Books: Balzac and the Little Chinese Seamstress

I suppose since one of my primary criteria in selecting this audiobook was its (short) length, I can’t complain that it didn’t fulfill my expectations. I had four days of work left before Christmas break, so rather than start a new audiobook that would take the usual three weeks or so of weekday commuting, I wanted something only about 4 CD’s long. I browsed through the library’s list of historical fiction on audiobook, and discovered that Balzac and the Little Chinese Seamstress contained exactly four CD’s.

The novel is mildly interesting, but I really couldn’t get all that interested in the two main characters. Teenage boys, sons of doctors who have been identified as “class enemies” during Mao’s Cultural Revolution, they are sent to a remote mountain village for “re-education” by living and working among the peasants. They meet the daughter of a tailor in another village, and fall in love with this “little seamstress.”

They also meet another young man sent to another mountain village for re-education, and discover that he has a suitcase full of Western books. In other words, forbidden books. They manage to steal the suitcase (and the other young man can’t very well report to the authorities the theft of something he should not have had to begin with). They read the books secretly and are enthralled by visions of a world that had been unknown to them. Then they tell the stories to the little seamstress.

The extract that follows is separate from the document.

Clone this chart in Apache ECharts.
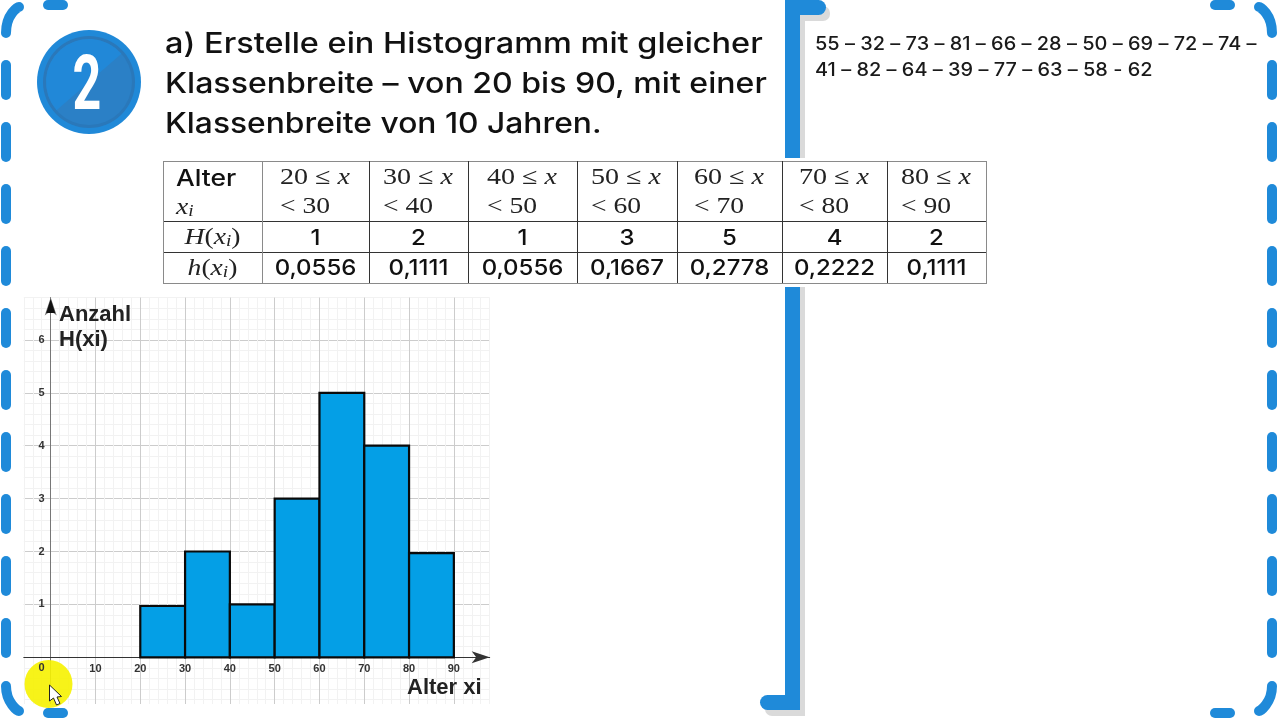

Part of this is about the power of books. The boys are supposed to be getting “re-educated” by the peasants, but instead their horizons are expanded by reading books by Balzac, Dumas, and others. And they in turn fill the mind of the little seamstress with Western ideals. Yet her education doesn’t have the results they wanted for her, either.

The boys’ escapades also remind me of Tom Sawyer’s adventures. Like Tom, they learn how to get out of work when possible, and out of trouble. They take the opportunity to take a sort of revenge on the man responsible for their re-education. They come up with an elaborate ruse to trick an old miller, they conspire to steal a treasure (the books), and of course they sneak away to visit the little seamstress whenever possible.

Since I never cared much for Tom Sawyer, I suppose it’s not surprising I don’t care all that much for this duo. The historical information is interesting, but other reviews point out that this novel seems to trivialize the tragedy of the Cultural Revolution. I had thought the book might interest me in reading Balzac for myself, but it didn’t.

Still, some things turn out right. I finished the last CD with only two miles to go on my way home, on my last day of work before Christmas break.